** Provided data **
-=-=-=-=-

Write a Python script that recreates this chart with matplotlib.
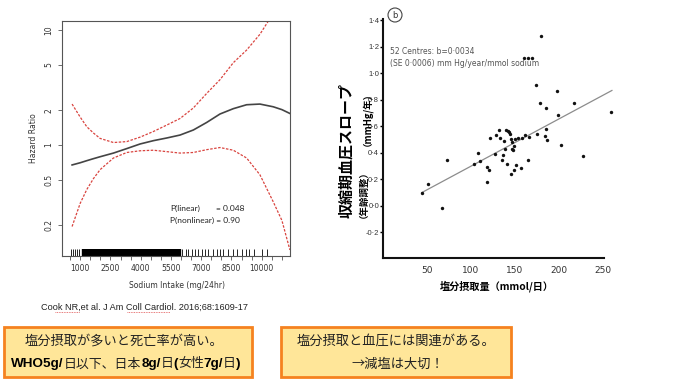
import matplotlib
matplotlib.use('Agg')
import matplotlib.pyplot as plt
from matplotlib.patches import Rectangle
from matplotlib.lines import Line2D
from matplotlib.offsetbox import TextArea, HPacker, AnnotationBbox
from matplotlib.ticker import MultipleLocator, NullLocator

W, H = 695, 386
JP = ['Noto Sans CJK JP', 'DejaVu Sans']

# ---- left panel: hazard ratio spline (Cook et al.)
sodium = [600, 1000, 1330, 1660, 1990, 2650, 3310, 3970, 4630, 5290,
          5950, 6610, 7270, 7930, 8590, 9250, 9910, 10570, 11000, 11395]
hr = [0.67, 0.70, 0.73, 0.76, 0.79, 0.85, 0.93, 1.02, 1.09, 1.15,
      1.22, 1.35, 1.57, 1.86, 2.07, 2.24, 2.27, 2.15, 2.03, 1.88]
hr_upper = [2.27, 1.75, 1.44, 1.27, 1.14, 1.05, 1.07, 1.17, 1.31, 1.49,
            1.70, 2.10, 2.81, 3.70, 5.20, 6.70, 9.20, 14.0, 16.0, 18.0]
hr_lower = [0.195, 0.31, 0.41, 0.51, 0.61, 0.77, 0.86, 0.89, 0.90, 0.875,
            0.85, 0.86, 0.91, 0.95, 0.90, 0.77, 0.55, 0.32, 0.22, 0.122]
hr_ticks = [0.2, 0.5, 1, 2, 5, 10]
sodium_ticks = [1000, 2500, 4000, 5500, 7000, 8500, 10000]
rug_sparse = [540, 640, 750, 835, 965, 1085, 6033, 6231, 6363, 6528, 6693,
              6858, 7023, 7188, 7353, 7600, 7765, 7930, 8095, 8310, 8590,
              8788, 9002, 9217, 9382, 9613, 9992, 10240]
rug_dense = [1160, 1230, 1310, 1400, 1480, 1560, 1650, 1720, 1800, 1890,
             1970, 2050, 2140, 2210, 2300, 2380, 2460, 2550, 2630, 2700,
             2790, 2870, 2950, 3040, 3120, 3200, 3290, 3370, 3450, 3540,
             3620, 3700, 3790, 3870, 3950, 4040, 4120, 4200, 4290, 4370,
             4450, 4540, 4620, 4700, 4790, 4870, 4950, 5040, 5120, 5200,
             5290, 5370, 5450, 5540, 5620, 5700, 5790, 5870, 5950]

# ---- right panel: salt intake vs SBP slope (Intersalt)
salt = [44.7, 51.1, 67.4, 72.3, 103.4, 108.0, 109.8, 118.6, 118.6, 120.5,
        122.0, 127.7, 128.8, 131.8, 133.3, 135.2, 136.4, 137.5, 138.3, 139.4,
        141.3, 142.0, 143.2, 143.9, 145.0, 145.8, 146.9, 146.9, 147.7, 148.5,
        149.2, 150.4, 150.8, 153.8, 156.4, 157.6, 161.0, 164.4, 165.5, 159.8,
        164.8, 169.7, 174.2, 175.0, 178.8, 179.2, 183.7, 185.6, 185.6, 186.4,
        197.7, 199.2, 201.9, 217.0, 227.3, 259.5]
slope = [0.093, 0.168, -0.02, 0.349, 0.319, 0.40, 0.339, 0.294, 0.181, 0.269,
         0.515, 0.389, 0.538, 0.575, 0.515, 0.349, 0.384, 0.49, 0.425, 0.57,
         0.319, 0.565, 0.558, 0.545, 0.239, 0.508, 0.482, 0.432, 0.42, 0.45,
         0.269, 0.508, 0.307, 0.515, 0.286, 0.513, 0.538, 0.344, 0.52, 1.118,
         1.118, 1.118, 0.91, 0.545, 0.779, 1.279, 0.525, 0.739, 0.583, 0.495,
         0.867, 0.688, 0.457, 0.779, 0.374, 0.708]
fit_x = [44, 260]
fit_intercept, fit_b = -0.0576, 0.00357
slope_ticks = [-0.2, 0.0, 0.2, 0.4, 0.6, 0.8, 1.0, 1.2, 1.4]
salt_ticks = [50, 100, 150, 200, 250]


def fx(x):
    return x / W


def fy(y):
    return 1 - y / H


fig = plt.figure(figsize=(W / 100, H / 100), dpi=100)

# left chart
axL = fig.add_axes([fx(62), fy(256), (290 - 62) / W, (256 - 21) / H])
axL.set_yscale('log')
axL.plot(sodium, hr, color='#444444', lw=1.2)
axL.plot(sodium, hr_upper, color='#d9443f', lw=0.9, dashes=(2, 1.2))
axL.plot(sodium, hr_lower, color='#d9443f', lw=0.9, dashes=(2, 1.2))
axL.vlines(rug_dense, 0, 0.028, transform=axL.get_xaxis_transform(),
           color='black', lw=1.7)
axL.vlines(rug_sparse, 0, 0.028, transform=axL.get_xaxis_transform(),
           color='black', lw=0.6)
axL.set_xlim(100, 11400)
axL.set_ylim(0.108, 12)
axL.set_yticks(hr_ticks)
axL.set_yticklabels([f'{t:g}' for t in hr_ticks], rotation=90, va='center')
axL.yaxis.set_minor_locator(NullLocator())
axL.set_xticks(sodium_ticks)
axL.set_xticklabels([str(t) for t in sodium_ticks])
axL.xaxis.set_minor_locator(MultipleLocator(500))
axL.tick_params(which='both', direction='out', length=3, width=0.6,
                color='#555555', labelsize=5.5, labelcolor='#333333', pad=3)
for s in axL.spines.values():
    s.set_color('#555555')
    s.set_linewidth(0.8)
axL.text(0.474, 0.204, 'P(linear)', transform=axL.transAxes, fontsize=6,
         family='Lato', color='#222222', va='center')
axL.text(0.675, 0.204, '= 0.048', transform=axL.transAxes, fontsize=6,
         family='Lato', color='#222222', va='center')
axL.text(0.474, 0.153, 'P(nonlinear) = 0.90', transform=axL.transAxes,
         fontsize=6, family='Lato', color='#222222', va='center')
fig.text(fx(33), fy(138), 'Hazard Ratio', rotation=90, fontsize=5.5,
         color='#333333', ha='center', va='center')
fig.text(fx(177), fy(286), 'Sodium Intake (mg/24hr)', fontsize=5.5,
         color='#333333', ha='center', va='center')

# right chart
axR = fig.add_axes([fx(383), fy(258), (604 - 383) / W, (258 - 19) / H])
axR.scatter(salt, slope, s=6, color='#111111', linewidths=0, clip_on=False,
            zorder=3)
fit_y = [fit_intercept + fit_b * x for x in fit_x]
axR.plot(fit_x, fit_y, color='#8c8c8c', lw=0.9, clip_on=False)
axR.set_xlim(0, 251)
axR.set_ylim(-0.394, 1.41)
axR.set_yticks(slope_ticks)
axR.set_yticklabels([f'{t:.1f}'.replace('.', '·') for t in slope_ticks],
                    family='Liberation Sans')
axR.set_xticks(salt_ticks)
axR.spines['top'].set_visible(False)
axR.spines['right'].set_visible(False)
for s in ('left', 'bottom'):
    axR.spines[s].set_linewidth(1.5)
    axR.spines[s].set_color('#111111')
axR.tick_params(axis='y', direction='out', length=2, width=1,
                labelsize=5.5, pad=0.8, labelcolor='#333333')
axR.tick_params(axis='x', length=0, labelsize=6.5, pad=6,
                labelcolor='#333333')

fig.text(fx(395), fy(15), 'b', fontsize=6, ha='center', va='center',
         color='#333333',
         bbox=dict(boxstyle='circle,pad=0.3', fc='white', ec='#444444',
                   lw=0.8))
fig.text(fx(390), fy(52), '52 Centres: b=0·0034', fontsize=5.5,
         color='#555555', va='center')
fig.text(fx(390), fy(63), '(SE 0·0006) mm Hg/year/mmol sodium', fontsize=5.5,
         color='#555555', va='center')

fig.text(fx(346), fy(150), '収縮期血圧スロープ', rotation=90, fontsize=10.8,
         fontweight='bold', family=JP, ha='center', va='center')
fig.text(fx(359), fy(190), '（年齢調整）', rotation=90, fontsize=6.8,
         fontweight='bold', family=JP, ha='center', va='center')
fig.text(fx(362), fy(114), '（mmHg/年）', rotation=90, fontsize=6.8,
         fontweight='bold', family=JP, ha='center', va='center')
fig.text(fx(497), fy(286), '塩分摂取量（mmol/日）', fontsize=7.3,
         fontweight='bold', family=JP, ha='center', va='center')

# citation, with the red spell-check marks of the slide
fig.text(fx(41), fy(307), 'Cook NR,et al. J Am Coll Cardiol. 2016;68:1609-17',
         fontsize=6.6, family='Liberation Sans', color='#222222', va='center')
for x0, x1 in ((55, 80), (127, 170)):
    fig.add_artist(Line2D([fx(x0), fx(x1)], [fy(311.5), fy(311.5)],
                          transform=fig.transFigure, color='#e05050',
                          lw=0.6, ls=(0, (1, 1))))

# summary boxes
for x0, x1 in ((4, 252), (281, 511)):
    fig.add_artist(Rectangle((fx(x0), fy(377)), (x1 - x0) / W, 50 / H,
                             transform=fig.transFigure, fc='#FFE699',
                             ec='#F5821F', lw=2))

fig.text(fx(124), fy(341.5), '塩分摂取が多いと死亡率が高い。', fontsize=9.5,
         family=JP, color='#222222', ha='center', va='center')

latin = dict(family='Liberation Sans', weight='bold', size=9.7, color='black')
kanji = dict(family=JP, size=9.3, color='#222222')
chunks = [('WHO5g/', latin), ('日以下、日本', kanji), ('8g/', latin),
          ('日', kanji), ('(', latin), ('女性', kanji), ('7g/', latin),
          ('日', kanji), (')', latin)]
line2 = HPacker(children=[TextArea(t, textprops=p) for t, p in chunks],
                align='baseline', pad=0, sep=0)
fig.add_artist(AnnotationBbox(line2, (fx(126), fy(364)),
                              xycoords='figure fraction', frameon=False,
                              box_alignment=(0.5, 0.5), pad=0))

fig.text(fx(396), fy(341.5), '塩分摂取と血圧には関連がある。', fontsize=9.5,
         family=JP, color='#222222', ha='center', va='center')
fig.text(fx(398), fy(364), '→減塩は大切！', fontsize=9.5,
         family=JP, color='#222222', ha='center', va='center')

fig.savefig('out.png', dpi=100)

-=-=-=-=-

** What is being asked **
Return nothing but the lines running from the start of the data to the line with "JP = ['Noto Sans CJK JP', 'DejaVu Sans']", please, both ends included and no pictures.

** Expected answer **
Write a Python script that recreates this chart with matplotlib.
import matplotlib
matplotlib.use('Agg')
import matplotlib.pyplot as plt
from matplotlib.patches import Rectangle
from matplotlib.lines import Line2D
from matplotlib.offsetbox import TextArea, HPacker, AnnotationBbox
from matplotlib.ticker import MultipleLocator, NullLocator

W, H = 695, 386
JP = ['Noto Sans CJK JP', 'DejaVu Sans']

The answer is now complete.